Goal of the exercise
Copy out only the lines running from the one that contains "Convert this chart to pgfplots code." through the end of the listing. Pictures stay out.

Record list
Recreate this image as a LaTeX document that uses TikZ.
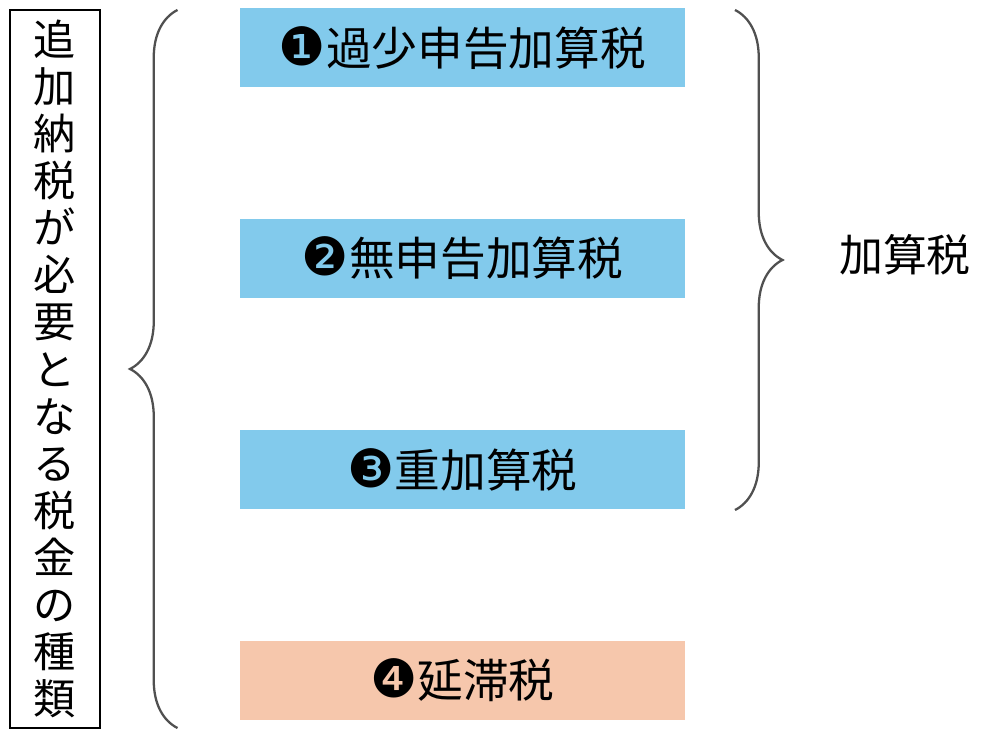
\documentclass[tikz,border=0pt]{standalone}
\usepackage{fontspec}
\setmainfont{Noto Sans CJK JP}
\newfontfamily\numfont{DejaVu Sans}
\usetikzlibrary{positioning,decorations.pathreplacing}
\definecolor{kasanblue}{RGB}{130,202,236}
\definecolor{entaipink}{RGB}{246,199,172}
\definecolor{bracegray}{RGB}{80,80,80}
\newcommand{\circnum}[1]{{\numfont\fontsize{30}{30}\selectfont #1}}

\begin{document}
\begin{tikzpicture}
    \tikzstyle{taxbox} = [rectangle, minimum width=8.9cm, minimum height=1.58cm, text centered, font=\fontsize{26}{28}\selectfont]
    \tikzstyle{bigbrace} = [draw=bracegray, line width=1.3pt, decorate, decoration={brace, amplitude=0.95cm, aspect=0.5}]
    \useasboundingbox (0,0) rectangle (20,-14.82);

    % Title box
    \node [draw, line width=1.5pt, minimum width=1.8cm, minimum height=14.36cm, align=center,
           font=\fontsize{24}{26.8}\selectfont] (title) at (1.1,-7.38)
          {追\\加\\納\\税\\が\\必\\要\\と\\な\\る\\税\\金\\の\\種\\類};

    % Tax kinds
    \node [taxbox, fill=kasanblue] (kashou) at (9.25,-0.96) {\circnum{❶}過少申告加算税};
    \node [taxbox, fill=kasanblue] (mushin) at (9.25,-5.17) {\circnum{❷}無申告加算税};
    \node [taxbox, fill=kasanblue] (juka) at (9.25,-9.39) {\circnum{❸}重加算税};
    \node [taxbox, fill=entaipink] (entai) at (9.25,-13.61) {\circnum{❹}延滞税};

    % Braces
    \coordinate (lbot) at (3.55,-14.56);
    \coordinate (ltop) at (3.55,-0.2);
    \draw [bigbrace] (lbot) -- (ltop);
    \coordinate (rtop) at (14.7,-0.2);
    \coordinate (rbot) at (14.7,-10.2);
    \draw [bigbrace] (rtop) -- (rbot);
    \node [font=\fontsize{25}{28}\selectfont] (kasan) at (18.1,-5.1) {加算税};
\end{tikzpicture}
\end{document}
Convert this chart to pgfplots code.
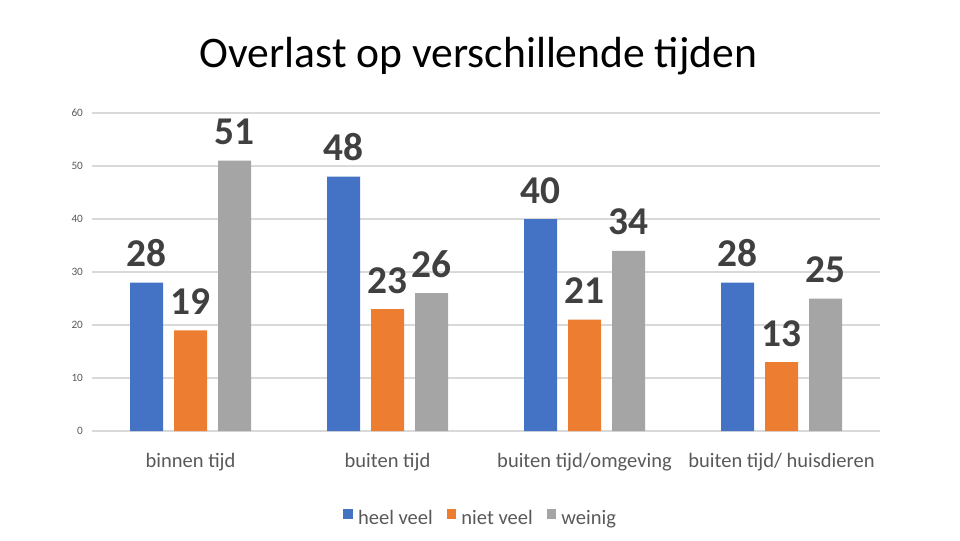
\documentclass[border=0pt]{standalone}
\usepackage{pgfplots}
\pgfplotsset{compat=1.18}
\usepackage{fontspec}
\setmainfont{Carlito}

\definecolor{heelveel}{HTML}{4472C4}
\definecolor{nietveel}{HTML}{ED7D31}
\definecolor{weinig}{HTML}{A5A5A5}
\definecolor{labeltxt}{HTML}{404040}
\definecolor{axistxt}{HTML}{595959}
\definecolor{gridclr}{HTML}{D9D9D9}

\begin{document}
\begin{tikzpicture}
	\path[use as bounding box] (0,0) rectangle (24cm,13.5cm);
	\node[anchor=base, inner sep=0pt, font=\fontsize{31}{36}\selectfont] at (11.96cm,11.8cm) {Overlast op verschillende tijden};

	\begin{axis}[
		at={(2.3cm,2.725cm)}, anchor=south west,
		scale only axis,
		width=19.7cm,
		height=7.95cm,
		ybar=0.275cm,
		bar width=0.825cm,
		xmin=-0.5, xmax=3.5,
		ymin=0, ymax=60,
		xtick={0,1,2,3},
		xticklabels={binnen tijd, buiten tijd, buiten tijd/omgeving, buiten tijd/ huisdieren},
		ytick={0,10,...,60},
		ymajorgrids,
		major grid style={draw=gridclr, line width=0.75pt},
		axis line style={draw=none},
		tick style={draw=none},
		/pgf/number format/assume math mode=true,
		yticklabel style={font=\fontsize{8}{10}\selectfont, text=axistxt, inner sep=0pt, xshift=-0.22cm},
		xticklabel style={font=\fontsize{14.6}{17}\selectfont, text=axistxt, anchor=base, inner sep=0pt, yshift=-0.75cm},
		nodes near coords,
		nodes near coords style={font=\fontsize{28}{30}\selectfont\bfseries, text=labeltxt, anchor=base, inner sep=0pt, yshift=0.4cm},
		legend image code/.code={\fill[#1] (0cm,0cm) rectangle (0.24cm,0.24cm);},
		legend style={at={(0.492,-0.2736)}, anchor=center, draw=none, fill=none,
			legend columns=-1, font=\fontsize{14.6}{17}\selectfont, text=axistxt,
			nodes={inner sep=0pt},
			/tikz/every odd column/.append style={column sep=0.125cm},
			/tikz/every even column/.append style={column sep=0.35cm}},
	]
	\addplot[fill=heelveel, draw=none] coordinates {(0,28) (1,48) (2,40) (3,28)};
	\addplot[fill=nietveel, draw=none] coordinates {(0,19) (1,23) (2,21) (3,13)};
	\addplot[fill=weinig, draw=none] coordinates {(0,51) (1,26) (2,34) (3,25)};
	\legend{heel veel, niet veel, weinig}
	\end{axis}
\end{tikzpicture}
\end{document}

Answer
Convert this chart to pgfplots code.
\documentclass[border=0pt]{standalone}
\usepackage{pgfplots}
\pgfplotsset{compat=1.18}
\usepackage{fontspec}
\setmainfont{Carlito}

\definecolor{heelveel}{HTML}{4472C4}
\definecolor{nietveel}{HTML}{ED7D31}
\definecolor{weinig}{HTML}{A5A5A5}
\definecolor{labeltxt}{HTML}{404040}
\definecolor{axistxt}{HTML}{595959}
\definecolor{gridclr}{HTML}{D9D9D9}

\begin{document}
\begin{tikzpicture}
	\path[use as bounding box] (0,0) rectangle (24cm,13.5cm);
	\node[anchor=base, inner sep=0pt, font=\fontsize{31}{36}\selectfont] at (11.96cm,11.8cm) {Overlast op verschillende tijden};

	\begin{axis}[
		at={(2.3cm,2.725cm)}, anchor=south west,
		scale only axis,
		width=19.7cm,
		height=7.95cm,
		ybar=0.275cm,
		bar width=0.825cm,
		xmin=-0.5, xmax=3.5,
		ymin=0, ymax=60,
		xtick={0,1,2,3},
		xticklabels={binnen tijd, buiten tijd, buiten tijd/omgeving, buiten tijd/ huisdieren},
		ytick={0,10,...,60},
		ymajorgrids,
		major grid style={draw=gridclr, line width=0.75pt},
		axis line style={draw=none},
		tick style={draw=none},
		/pgf/number format/assume math mode=true,
		yticklabel style={font=\fontsize{8}{10}\selectfont, text=axistxt, inner sep=0pt, xshift=-0.22cm},
		xticklabel style={font=\fontsize{14.6}{17}\selectfont, text=axistxt, anchor=base, inner sep=0pt, yshift=-0.75cm},
		nodes near coords,
		nodes near coords style={font=\fontsize{28}{30}\selectfont\bfseries, text=labeltxt, anchor=base, inner sep=0pt, yshift=0.4cm},
		legend image code/.code={\fill[#1] (0cm,0cm) rectangle (0.24cm,0.24cm);},
		legend style={at={(0.492,-0.2736)}, anchor=center, draw=none, fill=none,
			legend columns=-1, font=\fontsize{14.6}{17}\selectfont, text=axistxt,
			nodes={inner sep=0pt},
			/tikz/every odd column/.append style={column sep=0.125cm},
			/tikz/every even column/.append style={column sep=0.35cm}},
	]
	\addplot[fill=heelveel, draw=none] coordinates {(0,28) (1,48) (2,40) (3,28)};
	\addplot[fill=nietveel, draw=none] coordinates {(0,19) (1,23) (2,21) (3,13)};
	\addplot[fill=weinig, draw=none] coordinates {(0,51) (1,26) (2,34) (3,25)};
	\legend{heel veel, niet veel, weinig}
	\end{axis}
\end{tikzpicture}
\end{document}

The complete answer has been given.